Sited on a raised plinth, the library is a beacon from the freeway, enjoying long vistas from its reading room. The building embraces the street edge and provides a grove for the neighborhood to the east. Its long butterfly rake emerges from the hillside—gesturing to City Hall. This simple form is energized by selective apertures and a serpentine wall, giving a sense of movement on Civic Drive. Walls are vertical brick tile— a warm mosaic of the light and color of the place. At the southwest corner a ‘paper lantern’ of dual-fritted glass sifts daylight to the reading room and glows by night. Below, a glass fireplace shares a hearth with the town.

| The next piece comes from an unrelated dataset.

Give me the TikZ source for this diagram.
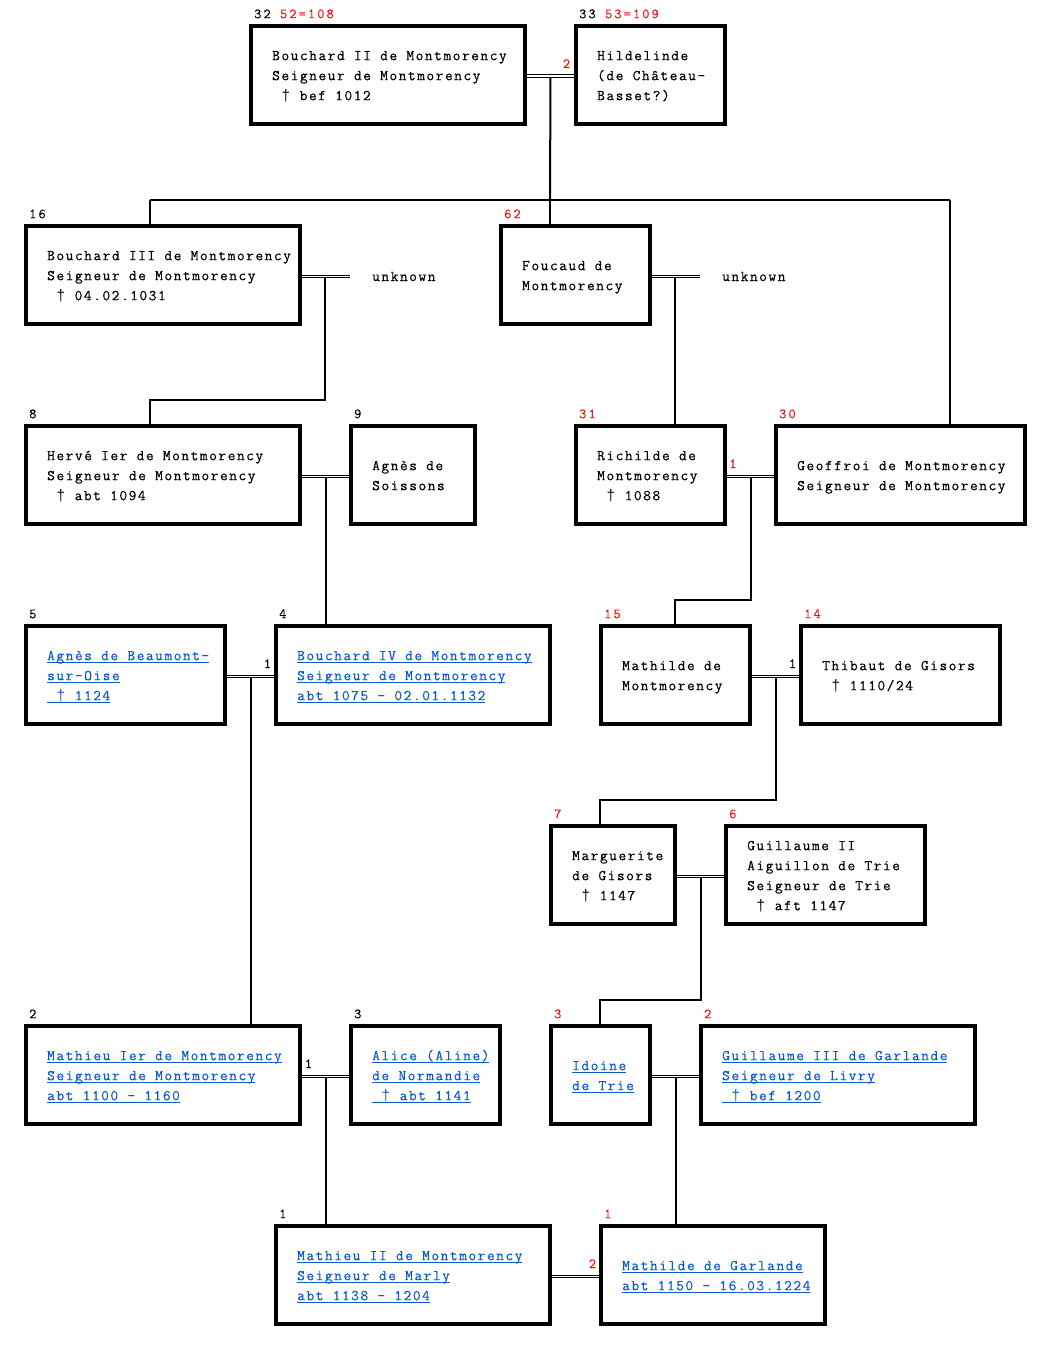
\documentclass[tikz,border=0pt]{standalone}
\usepackage{fontspec}
\newfontfamily\mono{Latin Modern Mono}[LetterSpace=10.2,FakeBold=0.4]
\newfontfamily\labmono{Latin Modern Mono}[LetterSpace=15,FakeBold=0.4]
\newfontfamily\dagf{Liberation Mono}
\usetikzlibrary{calc}
\pgfdeclarelayer{bg}
\pgfsetlayers{bg,main}
\definecolor{lnk}{RGB}{10,90,205}
\definecolor{lbred}{RGB}{240,20,20}
\newcommand\bodyfont{\mono\fontsize{15pt}{20pt}\selectfont}
\newcommand\labfont{\labmono\fontsize{14pt}{16pt}\selectfont}
\newcommand\dg{{\dagf †}}
\newcommand\pl[1]{\strut#1}
\newcommand\lk[1]{\strut\setbox0\hbox{#1}\rlap{\color{lnk}\rule[-3pt]{\wd0}{0.9pt}}\box0}
\tikzset{
  pbox/.style={draw, line width=3.5pt, outer sep=0pt, inner sep=0pt, minimum height=98pt},
  ptext/.style={font=\bodyfont, align=left, inner sep=0pt, anchor=west},
  lnktext/.style={ptext, text=lnk},
  lab/.style={font=\labfont, inner sep=0pt, anchor=base west},
  mnum/.style={font=\labfont, inner sep=0pt, anchor=base},
  conn/.style={line width=2pt},
  marr/.style={double, double distance=1.4pt, line width=1pt},
}
\begin{document}
\begin{tikzpicture}[x=1pt,y=-1pt]
\useasboundingbox (0,0) rectangle (1051,1351);
% ---------- boxes ----------
\node[pbox, minimum width=274pt] (b32) at (388,75.2) {};
\node[pbox, minimum width=149pt] (b33) at (650.5,75.2) {};
\node[pbox, minimum width=274pt] (b16) at (163,275.2) {};
\node[pbox, minimum width=149pt] (b62) at (575.5,275.2) {};
\node[pbox, minimum width=274pt] (b8) at (163,475.2) {};
\node[pbox, minimum width=124pt] (b9) at (413,475.2) {};
\node[pbox, minimum width=149pt] (b31) at (650.5,475.2) {};
\node[pbox, minimum width=249pt] (b30) at (900.5,475.2) {};
\node[pbox, minimum width=199pt] (b5) at (125.5,675.2) {};
\node[pbox, minimum width=274pt] (b4) at (413,675.2) {};
\node[pbox, minimum width=149pt] (b15) at (675.5,675.2) {};
\node[pbox, minimum width=199pt] (b14) at (900.5,675.2) {};
\node[pbox, minimum width=124pt] (b7) at (613,875.2) {};
\node[pbox, minimum width=199pt] (b6) at (825.5,875.2) {};
\node[pbox, minimum width=274pt] (b2) at (163,1075.2) {};
\node[pbox, minimum width=149pt] (b3) at (425.5,1075.2) {};
\node[pbox, minimum width=99pt] (bi) at (600.5,1075.2) {};
\node[pbox, minimum width=274pt] (bg) at (838,1075.2) {};
\node[pbox, minimum width=274pt] (b1) at (413,1275.2) {};
\node[pbox, minimum width=224pt] (bm) at (713,1275.2) {};
% ---------- texts ----------
\node[ptext] (t32) at ([xshift=21pt,yshift=-1pt]b32.west) {\pl{Bouchard II de Montmorency}\\\pl{Seigneur de Montmorency}\\\pl{~\dg{} bef 1012}};
\node[ptext] (t33) at ([xshift=21pt,yshift=-1pt]b33.west) {\pl{Hildelinde}\\\pl{(de Château-}\\\pl{Basset?)}};
\node[ptext] (t16) at ([xshift=21pt,yshift=-1pt]b16.west) {\pl{Bouchard III de Montmorency}\\\pl{Seigneur de Montmorency}\\\pl{~\dg{} 04.02.1031}};
\node[ptext] (t62) at ([xshift=21pt,yshift=-1pt]b62.west) {\pl{Foucaud de}\\\pl{Montmorency}};
\node[ptext] (t8) at ([xshift=21pt,yshift=-1pt]b8.west) {\pl{Hervé Ier de Montmorency}\\\pl{Seigneur de Montmorency}\\\pl{~\dg{} abt 1094}};
\node[ptext] (t9) at ([xshift=21pt,yshift=-1pt]b9.west) {\pl{Agnès de}\\\pl{Soissons}};
\node[ptext] (t31) at ([xshift=21pt,yshift=-1pt]b31.west) {\pl{Richilde de}\\\pl{Montmorency}\\\pl{~\dg{} 1088}};
\node[ptext] (t30) at ([xshift=21pt,yshift=-1pt]b30.west) {\pl{Geoffroi de Montmorency}\\\pl{Seigneur de Montmorency}};
\node[lnktext] (t5) at ([xshift=21pt,yshift=-1pt]b5.west) {\lk{Agnès de Beaumont-}\\\lk{sur-Oise}\\\lk{~\dg{} 1124}};
\node[lnktext] (t4) at ([xshift=21pt,yshift=-1pt]b4.west) {\lk{Bouchard IV de Montmorency}\\\lk{Seigneur de Montmorency}\\\lk{abt 1075 - 02.01.1132}};
\node[ptext] (t15) at ([xshift=21pt,yshift=-1pt]b15.west) {\pl{Mathilde de}\\\pl{Montmorency}};
\node[ptext] (t14) at ([xshift=21pt,yshift=-1pt]b14.west) {\pl{Thibaut de Gisors}\\\pl{~\dg{} 1110/24}};
\node[ptext] (t7) at ([xshift=21pt,yshift=-1pt]b7.west) {\pl{Marguerite}\\\pl{de Gisors}\\\pl{~\dg{} 1147}};
\node[ptext] (t6) at ([xshift=21pt,yshift=-1pt]b6.west) {\pl{Guillaume II}\\\pl{Aiguillon de Trie}\\\pl{Seigneur de Trie}\\\pl{~\dg{} aft 1147}};
\node[lnktext] (t2) at ([xshift=21pt,yshift=-1pt]b2.west) {\lk{Mathieu Ier de Montmorency}\\\lk{Seigneur de Montmorency}\\\lk{abt 1100 - 1160}};
\node[lnktext] (t3) at ([xshift=21pt,yshift=-1pt]b3.west) {\lk{Alice (Aline)}\\\lk{de Normandie}\\\lk{~\dg{} abt 1141}};
\node[lnktext] (ti) at ([xshift=21pt,yshift=-1pt]bi.west) {\lk{Idoine}\\\lk{de Trie}};
\node[lnktext] (tg) at ([xshift=21pt,yshift=-1pt]bg.west) {\lk{Guillaume III de Garlande}\\\lk{Seigneur de Livry}\\\lk{~\dg{} bef 1200}};
\node[lnktext] (t1) at ([xshift=21pt,yshift=-1pt]b1.west) {\lk{Mathieu II de Montmorency}\\\lk{Seigneur de Marly}\\\lk{abt 1138 - 1204}};
\node[lnktext] (tm) at ([xshift=21pt,yshift=-1pt]bm.west) {\lk{Mathilde de Garlande}\\\lk{abt 1150 - 16.03.1224}};
% ---------- number labels ----------
\node[lab] (l32) at ([xshift=3pt,yshift=8pt]b32.north west) {32 \textcolor{lbred}{52=108}};
\node[lab] (l33) at ([xshift=3pt,yshift=8pt]b33.north west) {33 \textcolor{lbred}{53=109}};
\node[lab] (l16) at ([xshift=3pt,yshift=8pt]b16.north west) {16};
\node[lab, text=lbred] (l62) at ([xshift=3pt,yshift=8pt]b62.north west) {62};
\node[lab] (l8) at ([xshift=3pt,yshift=8pt]b8.north west) {8};
\node[lab] (l9) at ([xshift=3pt,yshift=8pt]b9.north west) {9};
\node[lab, text=lbred] (l31) at ([xshift=3pt,yshift=8pt]b31.north west) {31};
\node[lab, text=lbred] (l30) at ([xshift=3pt,yshift=8pt]b30.north west) {30};
\node[lab] (l5) at ([xshift=3pt,yshift=8pt]b5.north west) {5};
\node[lab] (l4) at ([xshift=3pt,yshift=8pt]b4.north west) {4};
\node[lab, text=lbred] (l15) at ([xshift=3pt,yshift=8pt]b15.north west) {15};
\node[lab, text=lbred] (l14) at ([xshift=3pt,yshift=8pt]b14.north west) {14};
\node[lab, text=lbred] (l7) at ([xshift=3pt,yshift=8pt]b7.north west) {7};
\node[lab, text=lbred] (l6) at ([xshift=3pt,yshift=8pt]b6.north west) {6};
\node[lab] (l2) at ([xshift=3pt,yshift=8pt]b2.north west) {2};
\node[lab] (l3) at ([xshift=3pt,yshift=8pt]b3.north west) {3};
\node[lab, text=lbred] (li) at ([xshift=3pt,yshift=8pt]bi.north west) {3};
\node[lab, text=lbred] (lg) at ([xshift=3pt,yshift=8pt]bg.north west) {2};
\node[lab] (l1) at ([xshift=3pt,yshift=8pt]b1.north west) {1};
\node[lab, text=lbred] (lm) at ([xshift=3pt,yshift=8pt]bm.north west) {1};
% ---------- marriage numbers ----------
\node[mnum, text=lbred] (n1) at (566.5,68) {2};
\node[mnum, text=lbred] (n2) at (733,468) {1};
\node[mnum] (n3) at (267.5,668) {1};
\node[mnum] (n4) at (792.5,668) {1};
\node[mnum] (n5) at (308.5,1068) {1};
\node[mnum, text=lbred] (n6) at (592.5,1268) {2};
% ---------- unknown partners ----------
\coordinate (u1) at (350,275.2);
\coordinate (u2) at (700,275.2);
\node[ptext, anchor=base west] (unk1) at (372,281) {unknown};
\node[ptext, anchor=base west] (unk2) at (722,281) {unknown};
% ---------- connectors ----------
\begin{pgfonlayer}{bg}
\coordinate (m1) at ($(b32.east)!0.5!(b33.west)$);
\coordinate (m2) at ($(b16.east)!0.5!(u1)$);
\coordinate (m3) at ($(b62.east)!0.5!(u2)$);
\coordinate (m4) at ($(b8.east)!0.5!(b9.west)$);
\coordinate (m5) at ($(b31.east)!0.5!(b30.west)$);
\coordinate (m6) at ($(b5.east)!0.5!(b4.west)$);
\coordinate (m7) at ($(b15.east)!0.5!(b14.west)$);
\coordinate (m8) at ($(b7.east)!0.5!(b6.west)$);
\coordinate (m9) at ($(b2.east)!0.5!(b3.west)$);
\coordinate (m10) at ($(bi.east)!0.5!(bg.west)$);
\coordinate (m11) at ($(b1.east)!0.5!(bm.west)$);
\coordinate (j1) at (550,200);
\coordinate (ja) at (150,200);
\coordinate (jb) at (950,200);
\coordinate (j2) at (150,400);
\coordinate (j3) at (675,600);
\coordinate (j4) at (600,800);
\coordinate (j5) at (600,1000);
% descent lines
\draw[conn] (m1) -- (j1);
\draw[conn] (ja) -- (jb);
\draw[conn] (ja) -- (b16.north -| ja);
\draw[conn] (j1) -- (b62.north -| j1);
\draw[conn] (jb) -- (b30.north -| jb);
\draw[conn] (m2) |- (j2) -- (b8.north -| j2);
\draw[conn] (m3) -- (b31.north -| m3);
\draw[conn] (m4) -- (b4.north -| m4);
\draw[conn] (m5) |- (j3) -- (b15.north -| j3);
\draw[conn] (m6) -- (b2.north -| m6);
\draw[conn] (m7) |- (j4) -- (b7.north -| j4);
\draw[conn] (m8) |- (j5) -- (bi.north -| j5);
\draw[conn] (m9) -- (b1.north -| m9);
\draw[conn] (m10) -- (bm.north -| m10);
% marriage double lines
\draw[marr] ([yshift=-1pt]b32.east) -- ([yshift=-1pt]b33.west);
\draw[marr] ([yshift=-1pt]b16.east) -- ([yshift=-1pt]u1);
\draw[marr] ([yshift=-1pt]b62.east) -- ([yshift=-1pt]u2);
\draw[marr] ([yshift=-1pt]b8.east) -- ([yshift=-1pt]b9.west);
\draw[marr] ([yshift=-1pt]b31.east) -- ([yshift=-1pt]b30.west);
\draw[marr] ([yshift=-1pt]b5.east) -- ([yshift=-1pt]b4.west);
\draw[marr] ([yshift=-1pt]b15.east) -- ([yshift=-1pt]b14.west);
\draw[marr] ([yshift=-1pt]b7.east) -- ([yshift=-1pt]b6.west);
\draw[marr] ([yshift=-1pt]b2.east) -- ([yshift=-1pt]b3.west);
\draw[marr] ([yshift=-1pt]bi.east) -- ([yshift=-1pt]bg.west);
\draw[marr] ([yshift=-1pt]b1.east) -- ([yshift=-1pt]bm.west);
\end{pgfonlayer}
\end{tikzpicture}
\end{document}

Visitors arrive at a floating silver canopy, giving onto a soft white interior; acoustic ceilings vault above carpet reminiscent of a forest floor. Directly from entry, the meeting room, conference, and homework center form a suite, secured from the rest of the building, usable after-hours.
The library is organized around a white elliptical ‘sky garden’ with a café and reading areas around a tilted moss bed and magnolia tree. International, fiction, non-fiction, and reference collections flow through the reading room, with study rooms adjacent to the garden. Teens are given their own high-energy space, and a bay window to the grove.
The children’s library is separated from other collections, viewing onto the children’s garden. The deep blue ‘story cone’ transports kids to a magical world with a ‘butterfly shade’ to modulate skylight. The library has been hailed as a success in the community and among librarians, and has given Hercules new cause for civic pride.